The Free State party in its Convention
Resolved,That the Topeka
Constitution was the first and only choice of the Free State men in Kanzas; that
they looked to their admission under it as the surest and only method of
regainiug their lost rights, and that all their efforts as a party in whatever
direction should be subservient to that end.
This resolution was the unanimous voice of that Convention; the largest ever
held in Kanzas. Such, then, is the position of the Free State party.

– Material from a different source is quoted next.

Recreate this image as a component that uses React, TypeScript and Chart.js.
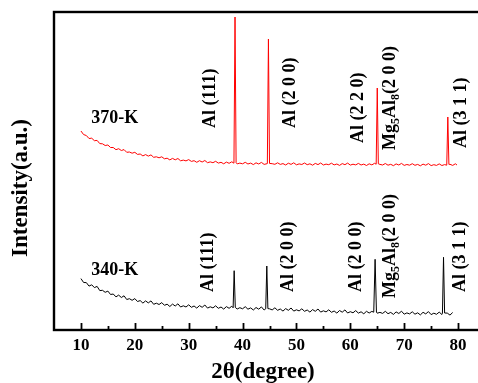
import { useEffect, useRef } from "react";
import { Chart, registerables } from "chart.js";

Chart.register(...registerables);

const FONT = '"Liberation Serif", "Times New Roman", serif';

// 2θ (degree) vs intensity (a.u.) for the 370-K sample (red)
const red370: [number, number][] = [
  [10,1990],[10.5,1954],[11,1945],[11.5,1915],[12,1918],[12.5,1893],[13,1896],[13.5,1864],[14,1862],[14.5,1845],
  [15,1850],[15.5,1825],[16,1825],[16.5,1803],[17,1813],[17.5,1795],[18,1804],[18.5,1777],[19,1780],[19.5,1768],
  [20,1777],[20.5,1756],[21,1760],[21.5,1741],[22,1754],[22.5,1739],[23,1751],[23.5,1727],[24,1732],[24.5,1722],
  [25,1732],[25.5,1712],[26,1718],[26.5,1701],[27,1716],[27.5,1702],[28,1715],[28.5,1692],[29,1699],[29.5,1691],
  [30,1704],[30.5,1686],[31,1693],[31.5,1677],[32,1693],[32.5,1680],[33,1695],[33.5,1673],[34,1681],[34.5,1673],
  [35,1687],[35.5,1669],[36,1677],[36.5,1662],[37,1679],[37.5,1667],[38,1682],[38.4,1668],[38.6,3130],[38.8,1672],
  [39,1661],[39.5,1669],[40,1662],[40.5,1677],[41,1660],[41.5,1669],[42,1654],[42.5,1672],[43,1660],[43.5,1676],
  [44,1656],[44.6,1664],[44.8,2910],[45,1666],[45.5,1663],[46,1657],[46.5,1672],[47,1656],[47.5,1664],[48,1650],
  [48.5,1668],[49,1656],[49.5,1672],[50,1652],[50.5,1661],[51,1655],[51.5,1670],[52,1653],[52.5,1662],[53,1648],
  [53.5,1666],[54,1654],[54.5,1670],[55,1650],[55.5,1659],[56,1653],[56.5,1668],[57,1651],[57.5,1660],[58,1646],
  [58.5,1664],[59,1653],[59.5,1669],[60,1649],[60.5,1658],[61,1651],[61.5,1666],[62,1650],[62.5,1659],[63,1645],
  [63.5,1662],[64,1651],[64.5,1667],[64.8,1658],[65,2420],[65.2,1662],[65.5,1656],[66,1650],[66.5,1665],[67,1648],
  [67.5,1657],[68,1643],[68.5,1661],[69,1650],[69.5,1666],[70,1646],[70.5,1655],[71,1648],[71.5,1663],[72,1647],
  [72.5,1656],[73,1642],[73.5,1659],[74,1648],[74.5,1664],[75,1644],[75.5,1653],[76,1646],[76.5,1661],[77,1645],
  [77.5,1654],[77.9,1648],[78.1,2130],[78.3,1656],[78.5,1657],[79,1646],[79.5,1662],[79.8,1650],
];

// 2θ (degree) vs intensity (a.u.) for the 340-K sample (black)
const black340: [number, number][] = [
  [10,514],[10.5,475],[11,474],[11.5,439],[12,452],[12.5,424],[13,436],[13.5,394],[14,397],[14.5,377],
  [15,389],[15.5,355],[16,360],[16.5,331],[17,349],[17.5,325],[18,342],[18.5,305],[19,313],[19.5,297],
  [20,314],[20.5,285],[21,294],[21.5,269],[22,291],[22.5,271],[23,291],[23.5,257],[24,268],[24.5,255],
  [25,274],[25.5,247],[26,258],[26.5,235],[27,259],[27.5,240],[28,262],[28.5,230],[29,242],[29.5,230],
  [30,252],[30.5,227],[31,240],[31.5,219],[32,244],[32.5,227],[33,250],[33.5,219],[34,232],[34.5,221],
  [35,242],[35.5,217],[36,230],[36.5,209],[37,234],[37.5,217],[38,238],[38.25,222],[38.44,593],[38.65,226],
  [39,210],[39.5,223],[40,212],[40.5,233],[41,208],[41.5,221],[42,200],[42.5,225],[43,208],[43.5,231],
  [44,200],[44.3,212],[44.5,640],[44.7,214],[45,212],[45.5,201],[46,222],[46.5,197],[47,210],[47.5,189],
  [48,214],[48.5,197],[49,220],[49.5,189],[50,202],[50.5,191],[51,212],[51.5,187],[52,200],[52.5,179],
  [53,204],[53.5,187],[54,210],[54.5,179],[55,192],[55.5,181],[56,202],[56.5,177],[57,190],[57.5,169],
  [58,195],[58.5,178],[59,201],[59.5,170],[60,183],[60.5,172],[61,194],[61.5,169],[62,182],[62.5,162],
  [63,187],[63.5,170],[64,186],[64.35,178],[64.6,707],[64.85,180],[65,168],[65.5,176],[66,166],[66.5,187],
  [67,163],[67.5,176],[68,156],[68.5,181],[69,165],[69.5,188],[70,158],[70.5,171],[71,161],[71.5,182],
  [72,158],[72.5,172],[73,151],[73.5,177],[74,161],[74.5,184],[75,154],[75.5,168],[76,157],[76.5,179],
  [77,155],[77.1,168],[77.3,727],[77.5,170],[78,169],[78.5,149],[79,175],
];

const xTickValues = [10, 20, 30, 40, 50, 60, 70, 80];
const xMinorTickValues = [15, 25, 35, 45, 55, 65, 75];

// peak labels: text ("_d" = subscript), 2θ of text centre, intensity where text starts
const labels370Text = ["Al (111)", "Al (2 0 0)", "Al (2 2 0)", "Mg_5Al_8(2 0 0)", "Al (3 1 1)"];
const labels370X = [34.0, 48.9, 61.5, 67.4, 80.7];
const labels370Y = [2020, 2020, 1870, 1800, 1820];

const labels340Text = ["Al (111)", "Al (2 0 0)", "Al (2 0 0)", "Mg_5Al_8(2 0 0)", "Al (3 1 1)"];
const labels340X = [33.7, 48.5, 61.1, 67.4, 80.4];
const labels340Y = [380, 380, 380, 320, 380];

const seriesNames = ["370-K", "340-K"];
const seriesNameX = [11.9, 11.9];
const seriesNameY = [2120, 600];

function parseSegments(text: string) {
  const segs: { t: string; sub: boolean }[] = [];
  const re = /_(\d)/g;
  let last = 0;
  let m: RegExpExecArray | null;
  while ((m = re.exec(text))) {
    if (m.index > last) segs.push({ t: text.slice(last, m.index), sub: false });
    segs.push({ t: m[1], sub: true });
    last = m.index + m[0].length;
  }
  if (last < text.length) segs.push({ t: text.slice(last), sub: false });
  return segs;
}

function drawRotated(ctx: CanvasRenderingContext2D, text: string, px: number, py: number, size: number) {
  ctx.save();
  ctx.translate(px, py);
  ctx.rotate(-Math.PI / 2);
  ctx.textAlign = "left";
  ctx.textBaseline = "middle";
  let cx = 0;
  for (const s of parseSegments(text)) {
    if (s.sub) {
      ctx.font = `bold ${Math.round(size * 0.68)}px ${FONT}`;
      ctx.fillText(s.t, cx, size * 0.32);
    } else {
      ctx.font = `bold ${size}px ${FONT}`;
      ctx.fillText(s.t, cx, 0);
    }
    cx += ctx.measureText(s.t).width;
  }
  ctx.restore();
}

const decorPlugin = {
  id: "xrdDecor",
  afterDraw(chart: any) {
    const { ctx, chartArea, scales } = chart;
    const { left, right, top, bottom } = chartArea;
    const x = scales.x;
    const y = scales.y;
    ctx.save();
    ctx.fillStyle = "#000";
    ctx.strokeStyle = "#000";
    // frame
    ctx.lineWidth = 2.4;
    ctx.strokeRect(left, top, right - left, bottom - top);
    // inward ticks
    ctx.lineWidth = 1.8;
    ctx.beginPath();
    for (const v of xTickValues) {
      const px = Math.round(x.getPixelForValue(v)) + 0.5;
      ctx.moveTo(px, bottom);
      ctx.lineTo(px, bottom - 7);
    }
    for (const v of xMinorTickValues) {
      const px = Math.round(x.getPixelForValue(v)) + 0.5;
      ctx.moveTo(px, bottom);
      ctx.lineTo(px, bottom - 4);
    }
    ctx.stroke();

    // peak labels
    labels370Text.forEach((t, i) => {
      drawRotated(ctx, t, x.getPixelForValue(labels370X[i]), y.getPixelForValue(labels370Y[i]), 18);
    });
    labels340Text.forEach((t, i) => {
      drawRotated(ctx, t, x.getPixelForValue(labels340X[i]), y.getPixelForValue(labels340Y[i]), 18);
    });

    // series names
    ctx.font = `bold 18px ${FONT}`;
    ctx.textAlign = "left";
    ctx.textBaseline = "middle";
    seriesNames.forEach((n, i) => {
      ctx.fillText(n, x.getPixelForValue(seriesNameX[i]), y.getPixelForValue(seriesNameY[i]));
    });

    // axis titles
    ctx.font = `bold 23px ${FONT}`;
    ctx.textAlign = "center";
    ctx.textBaseline = "middle";
    ctx.fillText("2θ(degree)", left + 209, bottom + 42);
    ctx.save();
    ctx.translate(left - 33, (top + bottom) / 2 + 17);
    ctx.rotate(-Math.PI / 2);
    ctx.fillText("Intensity(a.u.)", 0, 0);
    ctx.restore();

    ctx.restore();
  },
};

export default function App() {
  const canvasRef = useRef<HTMLCanvasElement | null>(null);

  useEffect(() => {
    const canvas = canvasRef.current;
    if (!canvas) return;
    const chart = new Chart(canvas, {
      type: "line",
      data: {
        datasets: [
          {
            label: "370-K",
            data: red370.map(([a, b]) => ({ x: a, y: b })),
            borderColor: "#ff0000",
            borderWidth: 1,
            pointRadius: 0,
            tension: 0,
          },
          {
            label: "340-K",
            data: black340.map(([a, b]) => ({ x: a, y: b })),
            borderColor: "#000000",
            borderWidth: 1,
            pointRadius: 0,
            tension: 0,
          },
        ],
      },
      options: {
        animation: false,
        responsive: false,
        devicePixelRatio: 1,
        layout: { padding: { left: 0, top: 12, right: 15, bottom: 0 } },
        plugins: { legend: { display: false }, tooltip: { enabled: false } },
        scales: {
          x: {
            type: "linear",
            min: 5,
            max: 85,
            grid: { display: false, drawTicks: false },
            border: { display: false },
            afterBuildTicks: (scale: any) => {
              scale.ticks = xTickValues.map((v) => ({ value: v }));
            },
            afterFit: (scale: any) => {
              scale.height = 53;
            },
            ticks: {
              color: "#000",
              padding: 5,
              maxRotation: 0,
              font: { family: FONT, size: 17, weight: "bold" },
            },
          },
          y: {
            min: 0,
            max: 3180,
            grid: { display: false, drawTicks: false },
            border: { display: false },
            ticks: { display: false },
            afterFit: (scale: any) => {
              scale.width = 54;
            },
          },
        },
      },
      plugins: [decorPlugin],
    });
    return () => chart.destroy();
  }, []);

  return (
    <div style={{ position: "absolute", left: 0, top: 0, width: 478, height: 383, overflow: "hidden", background: "#fff" }}>
      <canvas ref={canvasRef} width={500} height={383} style={{ display: "block", width: 500, height: 383 }} />
    </div>
  );
}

What is the position of the National Democratic party? Their position can be
found in the resolutions passed in their Convention which assembled on the 2d of
July at Lecompton. Among them we find the following:
Resolved, That we have the integrity and talent in this Territory, to
perform all the duties of the various offices in our midst, with usefulness to
the Government and with honor to ourselves, and we claim that these offices in
right ensures to the benefit of our citizens.
Resolved, That the National Democratic party of Kanzas Territory
pledges itself to the support and maintenance of His Excellency Robert J.
Walker, in preserving the peace and harmony of Kanzas, and in executing the laws
of our country.
This is their position: 1st. We the citizens of Kanzas, claim the public
plunder. We can make it useful to the Government; honorable to ourselves, and it
is presumed profitable. 2d. We will maintain and support Walker in preserving
order, and enforcing the laws of his country, i.e. the Bogus Laws.
The position of the Free State party upon the Bogus Laws, is this:
Resolved, That the Free State men now as heretofore utterly deny the
validity of the Terrtorial Legislature; that they still recognize it as the
creature of fraud and violence, and that they acknowledge neither the validity
nor the binding force of its enactments.
No man unless he takes this position, and labors to secure its success can be
a member of the Free State party. There are those claiming to be of the Free
State party who occupy the National Democratic ground. The Herald of
Freedom is the Organ of these men, and G. W. Brown the Organ-grinder. It is
true that he asserts that “the only feature of difference between his platform
and the platform of the Topeka Convention is the platform of the Convention
purposes to keep alive the Topeka organization by voting for it again in August,
and electing a new Legislature and the various State officers.”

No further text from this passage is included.